In my eighteen years of living on this earth, I have come into many different people's lives. Many people have come into my life and have made me a better person. I have lifelong friends from middle school and high school. These people, I know, will be by my side forever. In this time, I have also met individuals who have made me build character and realize that it is okay to let people go. Here are three signs your 'friend' is actually a snake:
1. Jealousy Is Always A Red Flag
I have been fortunate enough to not be the worst person to be around for a lot of people I know. I honestly can say I only know maybe a handful of people who do not like me. It is not to brag, but to show that you can be kind and people will like you. It is that simple. Your supposed friends can sometimes see this as threatening. If you are chosen for a certain position, receive a raise on your job, or even find a new partner and your 'friend' always seems to find a way to put their accomplishments over yours instead, that can be an alarming sign. Your friend should be congratulating you and wanting you to win in all aspects of life. A friendship should not be a competition to see who can out do each other. There should be an uplifting spirit every time you do great.
2. They Always Seem To Leave You Out
Maybe I am wrong but it would be great to have a party or just hang out with friends to catch up on life. Except, it's even cooler when you are not invited on purpose. I am being sarcastic. At a young age my mother always told me, "you will not be invited to every birthday party everyone has. Not everyone will be your friend and that is okay." I guess some people's parents weren't a straight forward with theirs kids as mine but this was true. I never understood why so many people felt hurt when they were not included in the activity. Those people who did not invite you obviously do not care how you feel because they are not your friend. If this situation were reversed, you would make sure that they were invited. You care about them but they do not feel the same about you. It takes wisdom to look at the situation and see that they take no valued interest in including you.
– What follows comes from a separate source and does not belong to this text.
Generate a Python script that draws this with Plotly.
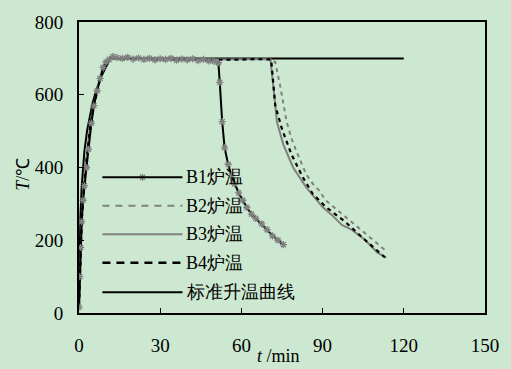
import plotly.graph_objects as go

# ---- data (time in min, temperature in ℃) ----
std_t = [0, 0.5, 1, 2, 3, 4, 5, 6, 7, 8, 9, 10, 11, 11.6, 120]
std_T = [20, 261, 349, 445, 502, 544, 576, 603, 626, 645, 662, 678, 691, 700, 700]

b1_t = [0, 0.3, 0.6, 1, 1.5, 2, 2.8, 3.5, 4.6, 5.5, 6.7, 7.8, 8.9, 10, 11.2, 12.5, 14, 16,
        18, 20, 22, 24, 26, 28, 30, 32, 34, 36, 38, 40, 42, 44, 46, 48, 50, 51.5, 52,
        52.9, 53.8, 55.1, 56.3, 57.5, 59, 60.5, 62, 63.7, 65.3, 67.5, 69.5, 71.5, 73.5, 75.5]
b1_T = [16, 100, 180, 251, 310, 350, 400, 450, 522, 570, 611, 645, 675, 690, 697, 705, 702, 700,
        703, 698, 701, 697, 700, 696, 699, 697, 700, 695, 698, 696, 699, 694, 697, 693, 692, 688, 634,
        526, 454, 409, 378, 355, 330, 310, 290, 272, 260, 245, 229, 212, 200, 188]

b2_t = [0, 0.5, 1, 2, 3, 4, 5, 6, 7, 8, 9, 10, 11, 12, 14, 20, 30, 40, 50, 60, 65, 70,
        72.5, 74.3, 76.7, 78.5, 80.3, 83.9, 86.3, 88.7, 91.1, 94.7, 98.3, 101.9, 105.5,
        109.1, 112.7, 113.5]
b2_T = [20, 150, 250, 360, 440, 500, 545, 585, 620, 648, 670, 688, 697, 703, 701, 699, 698, 697,
        696, 697, 698, 699, 690, 625, 526, 480, 445, 382, 356, 337, 310, 288, 265, 243, 220,
        198, 175, 165]

b3_t = [0, 0.5, 1, 2, 3, 4, 5, 6, 7, 8, 9, 10, 11, 12, 14, 20, 30, 40, 50, 60, 65, 70.7,
        71.9, 73.1, 75.5, 79.1, 83.9, 89.9, 93.5, 97.1, 100.7, 105.5, 110.3, 113.5]
b3_T = [20, 160, 260, 370, 450, 510, 555, 592, 625, 650, 672, 688, 698, 703, 700, 698, 699, 696,
        697, 697, 699, 698, 616, 526, 463, 400, 346, 292, 269, 242, 229, 202, 166, 152]

b4_t = [0, 0.5, 1, 2, 3, 4, 5, 6, 7, 8, 9, 10, 11, 12, 14, 20, 30, 40, 50, 60, 65, 71,
        72.5, 74.9, 78.5, 82.7, 86.3, 91.1, 98.3, 105.5, 112.2, 113]
b4_T = [20, 155, 255, 365, 445, 505, 550, 590, 622, 648, 670, 687, 697, 702, 701, 699, 697, 698,
        696, 697, 698, 697, 571, 508, 436, 373, 328, 292, 251, 202, 157, 153]

legend_names = ["B1炉温", "B2炉温", "B3炉温", "B4炉温", "标准升温曲线"]
x_ticks = [0, 30, 60, 90, 120, 150]
y_ticks = [0, 200, 400, 600, 800]

BG = "#cde8d0"
GRAY = "#808080"
SERIF = "Liberation Serif"

STAR = dict(symbol="asterisk-open", size=6, color=GRAY, line=dict(color=GRAY, width=1.3))

fig = go.Figure()

fig.add_trace(go.Scatter(x=std_t, y=std_T, mode="lines",
                         line=dict(color="black", width=2), showlegend=False))
fig.add_trace(go.Scatter(x=b3_t, y=b3_T, mode="lines",
                         line=dict(color=GRAY, width=2), showlegend=False))
fig.add_trace(go.Scatter(x=b2_t, y=b2_T, mode="lines",
                         line=dict(color=GRAY, width=2, dash="4px,4px"), showlegend=False))
fig.add_trace(go.Scatter(x=b4_t, y=b4_T, mode="lines",
                         line=dict(color="black", width=2.2, dash="4px,4px"), showlegend=False))
fig.add_trace(go.Scatter(x=b1_t, y=b1_T, mode="lines+markers",
                         line=dict(color="black", width=2), marker=STAR,
                         showlegend=False))

# hand-placed legend block inside the plot (paper coordinates)
L, R = 416.0, 296.0  # plot width / height in px
x0 = (103 - 79) / L
x1 = (185 - 79) / L
xt = (187 - 79) / L
rows_px = [175, 204, 233, 262, 292]
styles = [
    dict(color="black", width=2),
    dict(color=GRAY, width=2, dash="7px,6px"),
    dict(color=GRAY, width=2),
    dict(color="black", width=2.5, dash="8px,6px"),
    dict(color="black", width=2),
]
shapes = []
annotations = []
for name, ypx, st in zip(legend_names, rows_px, styles):
    yp = (313 - ypx) / R
    shapes.append(dict(type="line", xref="paper", yref="paper",
                       x0=x0, x1=x1, y0=yp, y1=yp, line=st))
    annotations.append(dict(text=name, xref="paper", yref="paper", x=xt, y=yp,
                            xanchor="left", yanchor="middle", showarrow=False,
                            font=dict(family=SERIF, size=18, color="black")))
# marker sample on the B1 legend line
fig.add_trace(go.Scatter(x=[(x0 + x1) / 2], y=[(313 - rows_px[0]) / R],
                         xaxis="x2", yaxis="y2", mode="markers", marker=STAR,
                         showlegend=False, hoverinfo="skip"))

annotations.append(dict(text="<i>T</i>/℃", xref="paper", yref="paper",
                        x=(22 - 79) / L, y=(313 - 172) / R, textangle=-90,
                        xanchor="center", yanchor="middle", showarrow=False,
                        font=dict(family=SERIF, size=18, color="black")))
annotations.append(dict(text="<i>t</i> /min", xref="paper", yref="paper",
                        x=(283 - 79) / L, y=(313 - 357) / R,
                        xanchor="center", yanchor="middle", showarrow=False,
                        font=dict(family=SERIF, size=18, color="black")))

axis_common = dict(showgrid=False, zeroline=False, showline=True, linecolor="black",
                   linewidth=2, mirror=True, ticks="inside", ticklen=5, tickwidth=1,
                   tickcolor="black",
                   tickfont=dict(family=SERIF, size=19, color="black"))

fig.update_layout(
    width=511, height=369,
    margin=dict(l=79, r=16, t=17, b=56),
    paper_bgcolor=BG, plot_bgcolor=BG,
    font=dict(family=SERIF),
    xaxis=dict(range=[0, 150], tickvals=x_ticks, ticklabelstandoff=14, **axis_common),
    yaxis=dict(range=[0, 800], tickvals=y_ticks, ticklabelstandoff=10, **axis_common),
    xaxis2=dict(range=[0, 1], overlaying="x", visible=False),
    yaxis2=dict(range=[0, 1], overlaying="y", visible=False),
    shapes=shapes, annotations=annotations,
    showlegend=False,
)

fig.write_html("out.html")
3. 70:30 Friendship Ration
Honestly this can be the most relatable red flag that some people see. There seems to always be a friend who you are putting so much energy into the relationship and they do not reciprocate. For some reason you always seem to care about this person who is not invested into the friendship. You are the one who always initiate the conversation because you realized you have not talked to them in a while. It is okay the first time but then it becomes the twentieth time you have texted them first and it is not fair. Maybe it is because you have out-grown each other or are just in different places in your lives. That is okay. But then you need to realize that your seventy percent you have been putting in needs to shrink. It should become a 50:50 ratio. Not that you do not care about them anymore, it is just growth and realizing your worth more than thirty percent, if that, of their time. It is okay to let a friend go. You may be still holding onto what your relationship used to be and it is just not that anymore. You learn from people and you grow. That is progress and like many people have said before, their are many more fish in the sea.
Many times, people come into our lives and change us for the better. They show their true colors and you have to let them go. Not to be mean but to keep your soul protected. Some friends may stay a while, or they leave. That is okay. You learn a lesson from it, you grow, and you persist forward with your head held high!